Taxpayers who have failed to file FBARs for prior years need to consider the Offshore Voluntary Disclosure Program (“OVDP”). Under the terms of the OVDP, in most cases, taxpayers who come forward voluntarily face reduced penalties and generally can avoid the threat of criminal prosecution. The IRS has warned that the OVDP could be discontinued at any time.
The terms of the program are substantially similar to previous Offshore Disclosure programs offered by the IRS. Taxpayer must:
- File original and/or amended tax returns including any income that was not reported from the overseas assets for eight back tax years.
- Pay any back income tax plus a 20% accuracy penalty and interest on such amounts.

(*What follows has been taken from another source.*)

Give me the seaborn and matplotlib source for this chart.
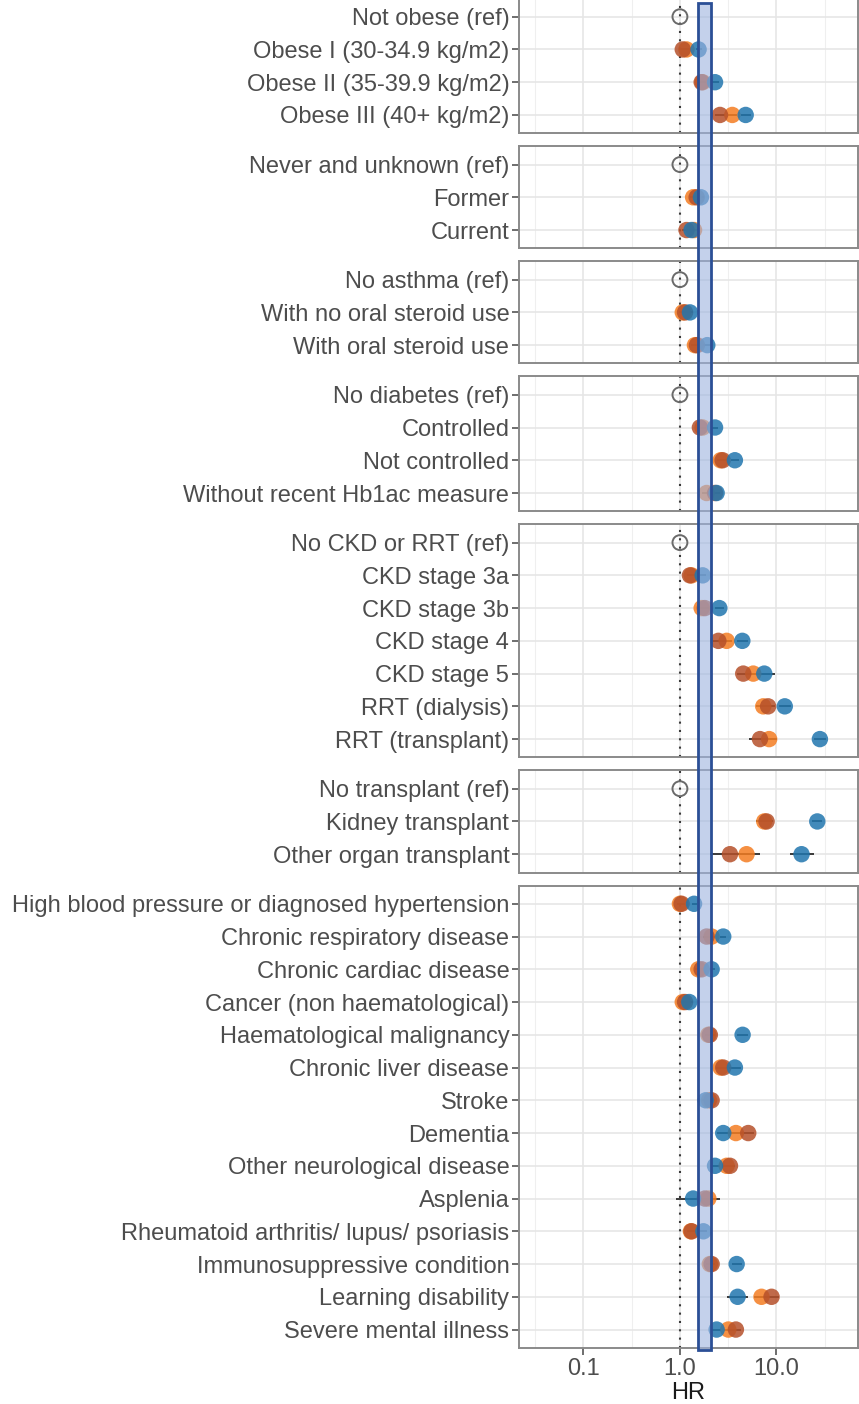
import numpy as np
import pandas as pd
import matplotlib
matplotlib.use("Agg")
import matplotlib.pyplot as plt
import matplotlib.transforms as mtransforms
from matplotlib.patches import Rectangle
import seaborn as sns

nan = np.nan

# ---------------- data ----------------
group_names = ["Obesity", "Smoking", "Asthma", "Diabetes", "Kidney", "Transplant", "Other"]
group_sizes = [4, 3, 3, 4, 7, 3, 14]

row_labels = [
    "Not obese (ref)", "Obese I (30-34.9 kg/m2)", "Obese II (35-39.9 kg/m2)", "Obese III (40+ kg/m2)",
    "Never and unknown (ref)", "Former", "Current",
    "No asthma (ref)", "With no oral steroid use", "With oral steroid use",
    "No diabetes (ref)", "Controlled", "Not controlled", "Without recent Hb1ac measure",
    "No CKD or RRT (ref)", "CKD stage 3a", "CKD stage 3b", "CKD stage 4", "CKD stage 5",
    "RRT (dialysis)", "RRT (transplant)",
    "No transplant (ref)", "Kidney transplant", "Other organ transplant",
    "High blood pressure or diagnosed hypertension", "Chronic respiratory disease",
    "Chronic cardiac disease", "Cancer (non haematological)", "Haematological malignancy",
    "Chronic liver disease", "Stroke", "Dementia", "Other neurological disease", "Asplenia",
    "Rheumatoid arthritis/ lupus/ psoriasis", "Immunosuppressive condition",
    "Learning disability", "Severe mental illness",
]

blue_hr = [nan, 1.56, 2.31, 4.80, nan, 1.65, 1.32, nan, 1.27, 1.92, nan, 2.31, 3.71, 2.40,
           nan, 1.72, 2.56, 4.43, 7.48, 12.2, 28.2, nan, 26.5, 18.2,
           1.40, 2.81, 2.13, 1.25, 4.46, 3.71, 1.85, 2.81, 2.31, 1.37, 1.75, 3.87, 3.96, 2.40]
blue_lo = [nan, 1.45, 2.10, 4.25, nan, 1.55, 1.20, nan, 1.18, 1.72, nan, 2.15, 3.35, 2.20,
           nan, 1.60, 2.30, 3.90, 6.00, 10.6, 24.5, nan, 23.5, 13.8,
           1.32, 2.60, 1.98, 1.16, 3.90, 3.25, 1.68, 2.40, 2.05, 0.92, 1.60, 3.45, 3.10, 2.15]
blue_hi = [nan, 1.68, 2.54, 5.40, nan, 1.76, 1.45, nan, 1.37, 2.15, nan, 2.48, 4.10, 2.62,
           nan, 1.85, 2.85, 5.05, 9.60, 14.0, 32.5, nan, 29.9, 24.5,
           1.49, 3.03, 2.29, 1.35, 5.10, 4.25, 2.04, 3.30, 2.60, 2.00, 1.92, 4.35, 5.10, 2.68]

orange_hr = [nan, 1.17, 1.72, 3.49, nan, 1.37, 1.40, nan, 1.07, 1.43, nan, 1.72, 2.64, 1.89,
             nan, 1.32, 1.68, 3.05, 5.75, 7.3, 8.4, nan, 7.48, 4.9,
             1.00, 2.13, 1.55, 1.07, 1.97, 2.64, 2.00, 3.80, 3.05, 1.97, 1.30, 2.04, 7.00, 3.17]
orange_lo = [nan, 1.08, 1.58, 3.15, nan, 1.28, 1.25, nan, 0.99, 1.30, nan, 1.60, 2.40, 1.70,
             nan, 1.22, 1.52, 2.70, 4.90, 6.2, 7.0, nan, 6.2, 3.6,
             0.93, 1.98, 1.42, 0.99, 1.80, 2.35, 1.82, 3.30, 2.75, 1.50, 1.18, 1.88, 5.90, 2.85]
orange_hi = [nan, 1.27, 1.88, 3.88, nan, 1.47, 1.57, nan, 1.16, 1.58, nan, 1.85, 2.90, 2.10,
             nan, 1.43, 1.86, 3.45, 6.80, 8.6, 10.1, nan, 9.3, 6.7,
             1.07, 2.30, 1.70, 1.16, 2.16, 2.98, 2.20, 4.40, 3.38, 2.60, 1.43, 2.22, 8.30, 3.52]

brown_hr = [nan, 1.07, 1.68, 2.60, nan, 1.49, 1.17, nan, 1.13, 1.50, nan, 1.61, 2.77, 2.31,
            nan, 1.27, 1.81, 2.50, 4.53, 8.2, 6.75, nan, 7.9, 3.3,
            1.04, 1.89, 1.68, 1.13, 2.04, 2.81, 2.13, 5.10, 3.30, 1.81, 1.32, 2.13, 8.90, 3.80]
brown_lo = [nan, 0.99, 1.55, 2.32, nan, 1.38, 1.05, nan, 1.04, 1.36, nan, 1.49, 2.52, 2.10,
            nan, 1.17, 1.62, 2.20, 3.90, 7.0, 5.2, nan, 6.8, 2.05,
            0.97, 1.74, 1.54, 1.04, 1.82, 2.50, 1.95, 4.40, 2.95, 1.30, 1.20, 1.95, 7.40, 3.40]
brown_hi = [nan, 1.16, 1.82, 2.92, nan, 1.61, 1.31, nan, 1.23, 1.66, nan, 1.74, 3.05, 2.55,
            nan, 1.38, 2.02, 2.85, 5.30, 9.6, 10.0, nan, 9.2, 5.3,
            1.12, 2.06, 1.84, 1.23, 2.30, 3.15, 2.33, 5.90, 3.70, 2.50, 1.46, 2.33, 10.6, 4.25]

x_ticks = [0.1, 1.0, 10.0]
x_tick_labels = ["0.1", "1.0", "10.0"]
x_label = "HR"
highlight_lo, highlight_hi = 1.54, 2.10

series_order = ["orange", "brown", "blue"]  # drawing order (blue on top)
palette = {"blue": "#2176ae", "orange": "#f47d22", "brown": "#b5502a"}

# ---------------- long table ----------------
groups = [g for g, n in zip(group_names, group_sizes) for _ in range(n)]
pos = [i for n in group_sizes for i in range(n)]
series_data = {
    "blue": (blue_hr, blue_lo, blue_hi),
    "orange": (orange_hr, orange_lo, orange_hi),
    "brown": (brown_hr, brown_lo, brown_hi),
}
frames = []
for s in series_order:
    hr, lo, hi = series_data[s]
    frames.append(pd.DataFrame({"label": row_labels, "group": groups, "pos": pos,
                                "series": s, "hr": hr, "lo": lo, "hi": hi}))
df = pd.concat(frames, ignore_index=True)
ref = pd.DataFrame({"label": row_labels, "group": groups, "pos": pos})
ref = ref[ref["label"].str.endswith("(ref)")].assign(hr=1.0)

# ---------------- style ----------------
sns.set_style("white")
plt.rcParams["font.family"] = ["Liberation Sans", "DejaVu Sans"]
FS = 17
plt.rcParams["font.size"] = FS

W, H = 859, 1404
fig = plt.figure(figsize=(W / 100, H / 100), dpi=100)

u = 32.75      # px per row
pad = 18.3     # px padding above/below rows
gap = 13.0     # px between panels
left_px, right_px = 519, 858
top_px = 16.7 - pad
xlim = (0.0215, 70)

text_col = "#4d4d4d"
axes = []
for g, n in zip(group_names, group_sizes):
    h = (n - 1) * u + 2 * pad
    ax = fig.add_axes([left_px / W, 1 - (top_px + h) / H, (right_px - left_px) / W, h / H])
    top_px += h + gap
    axes.append(ax)

    sub = df[df["group"] == g]
    rsub = ref[ref["group"] == g]

    ax.set_xscale("log")
    ax.set_xlim(*xlim)
    ax.set_ylim(n - 1 + pad / u, -pad / u)

    # grid
    ax.set_xticks(x_ticks)
    ax.set_xticks([10 ** -1.5, 10 ** -0.5, 10 ** 0.5, 10 ** 1.5], minor=True)
    ax.set_yticks(range(n))
    ax.grid(True, which="major", axis="both", color="#e6e6e6", lw=1.2, zorder=0)
    ax.grid(True, which="minor", axis="x", color="#efefef", lw=0.8, zorder=0)
    ax.set_axisbelow(True)

    ax.axvline(1.0, color="#3a3a3a", lw=1.5, ls=(0, (1, 3)), zorder=1.5)

    # CIs
    ax.hlines(sub["pos"], sub["lo"], sub["hi"], color="#3a3a3a", lw=1.4, zorder=2)
    # points
    sns.scatterplot(data=sub.dropna(subset=["hr"]), x="hr", y="pos", hue="series",
                    hue_order=series_order, palette=palette, s=140, alpha=0.85,
                    linewidth=0, legend=False, ax=ax, zorder=3)
    # reference points
    ax.scatter(rsub["hr"], rsub["pos"], s=115, facecolors="none", edgecolors="#6a6a6a",
               linewidths=1.4, zorder=3)

    ax.set_yticklabels(sub.drop_duplicates("pos")["label"].tolist())
    ax.set_xlabel("")
    ax.set_ylabel("")
    for sp in ax.spines.values():
        sp.set_color("#8a8a8a")
        sp.set_linewidth(1.4)
    ax.tick_params(axis="y", which="major", length=5, width=1.2, color="#555555",
                   labelcolor=text_col, labelsize=FS, pad=2, left=True)
    ax.tick_params(axis="x", which="minor", length=0, bottom=False)
    ax.tick_params(axis="x", which="major", length=0, labelbottom=False)

bax = axes[-1]
bax.set_xticklabels(x_tick_labels)
bax.tick_params(axis="x", which="major", length=5, width=1.2, color="#555555",
                labelcolor=text_col, labelsize=FS, pad=2.5, labelbottom=True, bottom=True)
bax.set_xlabel(x_label, fontsize=FS, color="#1a1a1a", labelpad=1)

# highlight band across all panels
trans = mtransforms.blended_transform_factory(bax.transData, fig.transFigure)
y_bot = 1 - 1349.5 / H
y_top = 1 - 3.3 / H
rect = Rectangle((highlight_lo, y_bot), highlight_hi - highlight_lo, y_top - y_bot,
                 transform=trans, facecolor="#9db3df", alpha=0.6, edgecolor="none", zorder=10)
edge = Rectangle((highlight_lo, y_bot), highlight_hi - highlight_lo, y_top - y_bot,
                 transform=trans, facecolor="none", edgecolor="#2b4f96", lw=2.0, zorder=11)
fig.add_artist(rect)
fig.add_artist(edge)

fig.savefig("out.png", dpi=100)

- File FBARs for eight back tax years.
- Pay or make acceptable arrangements to pay an amount equal to 27.5% of the highest aggregate balance in the foreign bank accounts for the period spanning 2003-2010. Some taxpayers may qualify for a reduced penalty of 12.5% or 5%. The 12.5% penalty would apply where a taxpayer’s highest aggregate foreign accounts/fair market asset values in each of the years covered by the OVDP are less than $75,000. The 5% penalty only applies where the taxpayer has not opened or caused the account to be opened, has had minimal contact with the account, has not withdrawn more than $1,000 from the account in any year covered by the OVDP, and can establish that all applicable U.S. taxes have been paid on funds deposited to the account.
Would You Come Forward?
The idea of paying 27.5% of the highest balance over the last eight years because you failed to file an information return is arguably excessive. Some taxpayers were made signatory authorities over foreign accounts without their knowledge. Given the severity of the penalties, it is important for taxpayer to discuss the terms of the OVDP with qualified tax counsel before electing to participate.
Certain taxpayers are also reminded of their obligation to file a Form 8938. Generally, Form 8938 must be filed if “specified foreign assets” exceed $100,000 on the last day of the tax year or more than $150,000 at any time during the tax year ($50,000/$75,000 for single filers). Specified foreign assets include not only any financial account maintained by a foreign financial institution but also other assets held for investment including stock or securities that are issued by someone other than a U.S. person. Thus, while overlap exists between the FBAR and the Form 8938, the latter covers a much broader class of foreign assets. Failure-to-file Form 8938 may result in a penalty of $10,000 (increasing to $50,000 if not paid within 90 days).